The Enigma Of Kaspar Hauser (Jeder Fur Sich Und Gott Gegen Alle)

Werner Herzog, Germany 1975, 110 minutes

The film won Herzog the Grand Jury Prize at Cannes and features Bruno S as Kaspar Hauser. Set in 19th century Germany, Hauser arrives in the centre of a sleepy town square neither able to talk nor having had virtually any contact with other humans (bar his provider the mysterious man in black). When Hauser learns to talk, it is revealed that he has been living in a cellar for years. - unable to either walk or speak and provided for by the man in black who eventually abandons him, leading to his arrival in the town square.

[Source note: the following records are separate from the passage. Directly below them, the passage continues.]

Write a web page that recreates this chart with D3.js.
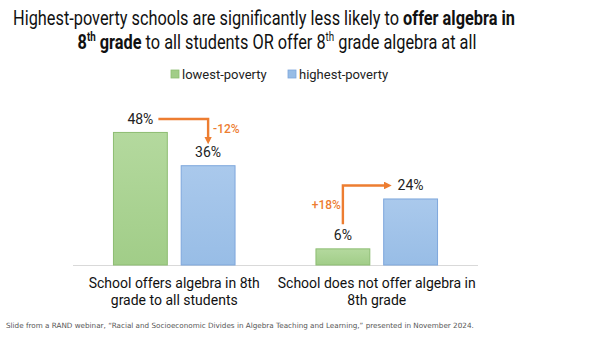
<!DOCTYPE html>
<html>
<head>
<meta charset="utf-8">
<script src="https://cdn.jsdelivr.net/npm/d3@7"></script>
<style>
  html, body { margin: 0; padding: 0; background: #ffffff; }
  svg { display: block; }
  text { font-family: Roboto, "Noto Sans", sans-serif; }
</style>
</head>
<body>
<svg id="chart" width="591" height="345"></svg>
<script>
// Share of schools, by poverty level
const categories = [
  ["School offers algebra in 8th", "grade to all students"],
  ["School does not offer algebra in", "8th grade"]
];
const seriesNames = ["lowest-poverty", "highest-poverty"];
const lowestPoverty = [48, 6];
const highestPoverty = [36, 24];

const svg = d3.select("#chart");

const colors = {
  "lowest-poverty": { top: "#b4d99e", bottom: "#a1cd88", stroke: "#8dbd72" },
  "highest-poverty": { top: "#aac9ec", bottom: "#98bde6", stroke: "#7ea7dc" }
};
const orange = "#ed7d31";

// scale a text's font so that it spans the wanted width
function fitWidth(sel, width) {
  const fs = parseFloat(sel.style("font-size"));
  const w = sel.node().getComputedTextLength();
  sel.style("font-size", (fs * width / w).toFixed(2) + "px");
}

// gradients for the bar fills
const defs = svg.append("defs");
seriesNames.forEach((s, i) => {
  const g = defs.append("linearGradient").attr("id", "grad" + i)
    .attr("x1", 0).attr("y1", 0).attr("x2", 0).attr("y2", 1);
  g.append("stop").attr("offset", "0%").attr("stop-color", colors[s].top);
  g.append("stop").attr("offset", "100%").attr("stop-color", colors[s].bottom);
});
defs.append("marker").attr("id", "arrow")
  .attr("viewBox", "0 0 10 10").attr("refX", 6).attr("refY", 5)
  .attr("markerWidth", 3.2).attr("markerHeight", 3.2)
  .attr("orient", "auto-start-reverse")
  .append("path").attr("d", "M0,0 L10,5 L0,10 Z").attr("fill", orange);

// Title: two centred lines in a narrow set, bold key phrases, superscript ordinals
const titleSize = 20;
const titleG = svg.append("g");
const l1 = titleG.append("text").attr("text-anchor", "middle").attr("fill", "#111")
  .attr("x", 0).attr("y", 25).style("font-size", titleSize + "px");
l1.append("tspan").text("Highest-poverty schools are significantly less likely to ");
l1.append("tspan").attr("font-weight", "bold").text("offer algebra in");
const sx = 502 / l1.node().getComputedTextLength();
l1.attr("transform", `translate(264,0) scale(${sx},1)`);
const l2 = titleG.append("text").attr("text-anchor", "middle").attr("fill", "#111")
  .attr("x", 0).attr("y", 49).style("font-size", titleSize + "px")
  .attr("transform", `translate(277,0) scale(${sx},1)`);
const sup = titleSize * 0.6, rise = titleSize * 0.4;
l2.append("tspan").attr("font-weight", "bold").text("8");
l2.append("tspan").attr("font-weight", "bold").attr("dy", -rise).style("font-size", sup + "px").text("th");
l2.append("tspan").attr("font-weight", "bold").attr("dy", rise).text(" grade");
l2.append("tspan").text(" to all students OR offer 8");
l2.append("tspan").attr("dy", -rise).style("font-size", sup + "px").text("th");
l2.append("tspan").attr("dy", rise).text(" grade algebra at all");

// Scales
const x0 = d3.scaleBand().domain(d3.range(categories.length)).range([73, 478]);
const x1 = d3.scaleBand().domain(seriesNames).range([0, x0.bandwidth()])
  .paddingInner(0.19).paddingOuter(0.59);
const y = d3.scaleLinear().domain([0, 50]).range([265, 126.4]);

// Baseline axis
svg.append("line").attr("x1", 73).attr("x2", 478)
  .attr("y1", y(0) + 0.5).attr("y2", y(0) + 0.5)
  .attr("stroke", "#d9d9d9").attr("stroke-width", 1);

const values = { "lowest-poverty": lowestPoverty, "highest-poverty": highestPoverty };

// Bars and value labels
seriesNames.forEach((s, si) => {
  const g = svg.append("g");
  g.selectAll("rect").data(values[s]).join("rect")
    .attr("x", (d, i) => x0(i) + x1(s) + 0.5)
    .attr("y", d => y(d) + 0.5)
    .attr("width", x1.bandwidth() - 1)
    .attr("height", d => y(0) - y(d) - 0.5)
    .attr("fill", `url(#grad${si})`)
    .attr("stroke", colors[s].stroke).attr("stroke-width", 1);
  g.selectAll("text").data(values[s]).join("text")
    .attr("x", (d, i) => x0(i) + x1(s) + x1.bandwidth() / 2)
    .attr("y", d => y(d) - 8)
    .attr("text-anchor", "middle").attr("fill", "#222")
    .style("font-size", "14px")
    .text(d => d + "%");
});

// Category labels
categories.forEach((lines, i) => {
  const t = svg.append("text").attr("text-anchor", "middle").attr("fill", "#111")
    .style("font-size", "14px");
  lines.forEach((ln, k) => {
    t.append("tspan").attr("x", x0(i) + x0.bandwidth() / 2).attr("y", 288 + k * 17).text(ln);
  });
});

// Legend
const legend = svg.append("g");
const legendX = [171, 288];
seriesNames.forEach((s, i) => {
  legend.append("rect").attr("x", legendX[i]).attr("y", 70).attr("width", 8).attr("height", 8)
    .attr("fill", colors[s].bottom).attr("stroke", colors[s].stroke).attr("stroke-width", 0.8);
  legend.append("text").attr("x", legendX[i] + 11).attr("y", 79)
    .attr("fill", "#222").style("font-size", "13px").text(s);
});

// Difference annotations (highest minus lowest)
const diffs = highestPoverty.map((v, i) => v - lowestPoverty[i]);
const fmt = d => (d > 0 ? "+" : "-") + Math.abs(d) + "%";

// first group: elbow from the lowest label down to the highest label
{
  const i = 0;
  const xs = x0(i) + x1("lowest-poverty") + x1.bandwidth() / 2;
  const xe = x0(i) + x1("highest-poverty") + x1.bandwidth() / 2;
  const yStart = y(lowestPoverty[i]) - 13;
  const yEnd = y(highestPoverty[i]) - 24;
  svg.append("path")
    .attr("d", `M${xs + 18},${yStart} H${xe} V${yEnd}`)
    .attr("fill", "none").attr("stroke", orange).attr("stroke-width", 2.4)
    .attr("marker-end", "url(#arrow)");
  svg.append("text").attr("x", xe + 5).attr("y", yStart + 14)
    .attr("fill", orange).attr("font-weight", 500).style("font-size", "12px").text(fmt(diffs[i]));
}
// second group: elbow from above the lowest label up and over to the highest label
{
  const i = 1;
  const xs = x0(i) + x1("lowest-poverty") + x1.bandwidth() / 2;
  const xe = x0(i) + x1("highest-poverty") + x1.bandwidth() / 2;
  const yStart = y(lowestPoverty[i]) - 24;
  const yEnd = y(highestPoverty[i]) - 13;
  svg.append("path")
    .attr("d", `M${xs},${yStart} V${yEnd} H${xe - 22}`)
    .attr("fill", "none").attr("stroke", orange).attr("stroke-width", 2.4)
    .attr("marker-end", "url(#arrow)");
  svg.append("text").attr("x", xs - 2).attr("y", yStart - 15)
    .attr("text-anchor", "end")
    .attr("fill", orange).attr("font-weight", 500).style("font-size", "12px").text(fmt(diffs[i]));
}

// Source note
const note = svg.append("text").attr("x", 6).attr("y", 328).attr("fill", "#555")
  .style("font-family", "'DejaVu Sans', sans-serif").style("font-size", "7.4px")
  .text("Slide from a RAND webinar, \u201cRacial and Socioeconomic Divides in Algebra Teaching and Learning,\u201d presented in November 2024.");
fitWidth(note, 467);
</script>
</body>
</html>
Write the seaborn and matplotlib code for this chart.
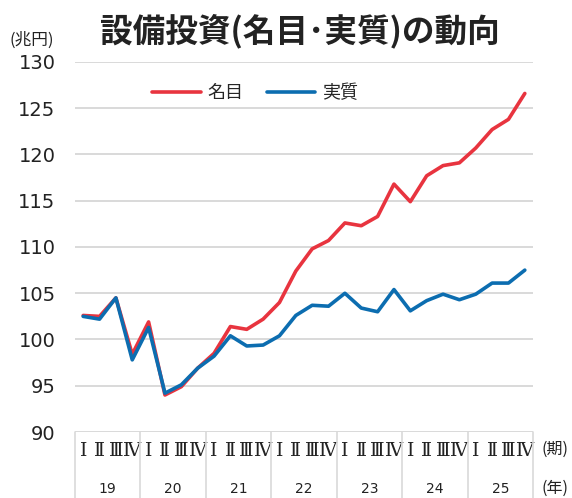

Some of the town's people show compassion to Hauser, teaching him the mannerisms of civilisation (in an often comic way), while others spy on his every move - not trusting his story and using their powers of logic and rationality to try and uncover Hauser's past by studying his every move. Hauser duly shows up the limitations of, and satirises, such rationality. Kaspar departs from the town as mysteriously as he arrived.

Bruno S is the perfect actor for the role and is actually a non-professional actor and street performer who spent most of his childhood in mental institutions. Another actor performing a similar role (Peter Sellers in his penultimate role as Chancey the Gardener in Jerzi Kosinski's Being There) said of the role, it was perhaps the hardest he had carried out in his career as one cannot use words or actions to give the viewer a picture of what is going on in the subject's head. It must all be in the face. The film although whimsical has some insightful moments. It is both dreamily hypnotic and awe inspiring in it's beautiful and highly crafted look at landscape and human aspiration. The Enigma of Kaspar Hauser is equally a work of masterful under statement by the main actor, making it thoroughly deserving of it's Cannes award.